The impact of extensive regulation is no different than that of outright prohibition--just to a lesser extent.
Drinking in public is a harmless novelty, which places Las Vegas at a considerable advantage to the rest of the country. Open container laws have a negative impact on overall tourism and serve no public interest on the strip, Fremont Street, or in other pedestrian friendly areas. The real harm open container laws create is by severely hurting local businesses. The intention of these laws is to benefit politically connected interests like major casinos at the expense of small businesses and consumers.
Alcohol prohibition is widely accepted to have spawned criminal syndicates, random violence, corruption, and widespread disrespect for the law. But the aim of some legislators is to rework prohibition so that we can restrict, prevent, or control people's alcohol consumption, without regard for the unintended consequences. Open container laws, legal last calls, mandatory alcohol exclusion insurance laws, blue laws, and liquor licensing restrictions have all of the same effects of prohibition to varying degrees. Piecemeal prohibition is harmful in proportion to its share of wholesale prohibition.
Nevada is also one of the only states to prohibit alcoholic products in excess of 160 proof. This ban serves no discernible purpose, and only harm consumers and distributors.
All levels of governments in Nevada should repeal open container laws for anyone who is not noticeably intoxicated.
Lower the Drinking Age
The government of the United States considers 18 year olds to be responsible enough to decide whether to risk their lives in combat, but not responsible enough to decide whether to drink. Nevada could greatly benefit from additional revenues derived from creating a new market in tourism. Additionally, adults are considered to be 18 years of age. Turning 18 provides a person the rights and responsibilities of adulthood to vote, get married, enter into contracts, serve on juries, join the military be criminally charged as adults. To adults between the ages of 18 and 20, those who in the eyes of the law are, in every other respect legal adults, it is essentially the same as outright prohibition, with all of the same results.

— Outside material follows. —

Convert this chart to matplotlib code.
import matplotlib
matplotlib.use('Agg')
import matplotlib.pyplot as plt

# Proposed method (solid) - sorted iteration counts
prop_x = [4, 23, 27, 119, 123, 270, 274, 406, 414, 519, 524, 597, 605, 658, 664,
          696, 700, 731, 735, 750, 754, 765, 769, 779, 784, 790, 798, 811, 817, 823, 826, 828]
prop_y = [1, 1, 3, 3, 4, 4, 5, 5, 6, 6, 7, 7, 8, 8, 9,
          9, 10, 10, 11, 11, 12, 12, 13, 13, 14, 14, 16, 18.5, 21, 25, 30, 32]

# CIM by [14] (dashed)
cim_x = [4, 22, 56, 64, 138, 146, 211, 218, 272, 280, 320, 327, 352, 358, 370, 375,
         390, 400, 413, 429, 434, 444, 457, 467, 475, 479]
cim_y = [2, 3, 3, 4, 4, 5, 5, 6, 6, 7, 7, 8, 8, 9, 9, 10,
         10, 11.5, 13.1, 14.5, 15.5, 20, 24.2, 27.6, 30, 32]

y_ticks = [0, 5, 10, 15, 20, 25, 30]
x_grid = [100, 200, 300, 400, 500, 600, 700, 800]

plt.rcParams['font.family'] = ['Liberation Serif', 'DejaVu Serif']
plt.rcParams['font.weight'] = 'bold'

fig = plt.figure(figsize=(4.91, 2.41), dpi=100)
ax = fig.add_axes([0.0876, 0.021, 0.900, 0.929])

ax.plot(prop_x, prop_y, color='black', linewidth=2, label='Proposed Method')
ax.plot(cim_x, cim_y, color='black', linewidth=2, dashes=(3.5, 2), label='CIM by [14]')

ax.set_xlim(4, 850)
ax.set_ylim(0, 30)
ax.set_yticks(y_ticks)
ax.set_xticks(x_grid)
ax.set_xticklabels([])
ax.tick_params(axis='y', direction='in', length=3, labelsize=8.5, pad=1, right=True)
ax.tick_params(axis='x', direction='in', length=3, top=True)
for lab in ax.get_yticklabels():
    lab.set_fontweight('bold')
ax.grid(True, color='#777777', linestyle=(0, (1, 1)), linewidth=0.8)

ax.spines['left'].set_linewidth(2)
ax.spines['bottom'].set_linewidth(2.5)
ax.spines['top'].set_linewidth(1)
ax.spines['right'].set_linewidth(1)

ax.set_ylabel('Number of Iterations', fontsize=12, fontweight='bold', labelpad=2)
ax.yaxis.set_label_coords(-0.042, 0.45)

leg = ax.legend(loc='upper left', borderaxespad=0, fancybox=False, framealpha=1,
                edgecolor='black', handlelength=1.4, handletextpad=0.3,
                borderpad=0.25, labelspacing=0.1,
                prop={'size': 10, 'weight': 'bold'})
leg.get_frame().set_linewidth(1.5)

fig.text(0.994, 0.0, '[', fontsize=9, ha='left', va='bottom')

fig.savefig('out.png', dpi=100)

Under the US Constitution, determining the legal drinking age is a state matter and Congress has no authority. On July 17, 1984 the National Minimum Drinking Act of 1984 was passed by Congress. This law required all states to legislate and enforce the age of 21 as the minimum age to purchase and publicly possess alcoholic beverages. Any state that was found not enforcing this law would be subjected to a 10% decrease in the annual federal highway apportionment for that state. Libertarians feel the new revenues would far outweigh the decrease in annual funding from the federal government.
Many productive, civilized countries manage with a lower drinking age: no minimum in China or Portugal, 14 in Switzerland, 16 in most of Europe.
Eliminate the minimum drinking age, and kids could learn all about alcohol long before they turned 16 and got their driver's license. We should prepare young adults to make responsible decisions about alcohol in the same way we prepare them to operate a motor vehicle; to exercise the full privileges of adulthood so long as they demonstrate their ability to observe the law. Alcohol is a reality in the lives of young adults. We can either try to change the reality - which has been our principal focus since 1984, by imposing Prohibition on young adults 18 to 20 - or we can create the safest possible environment for the world as it exists.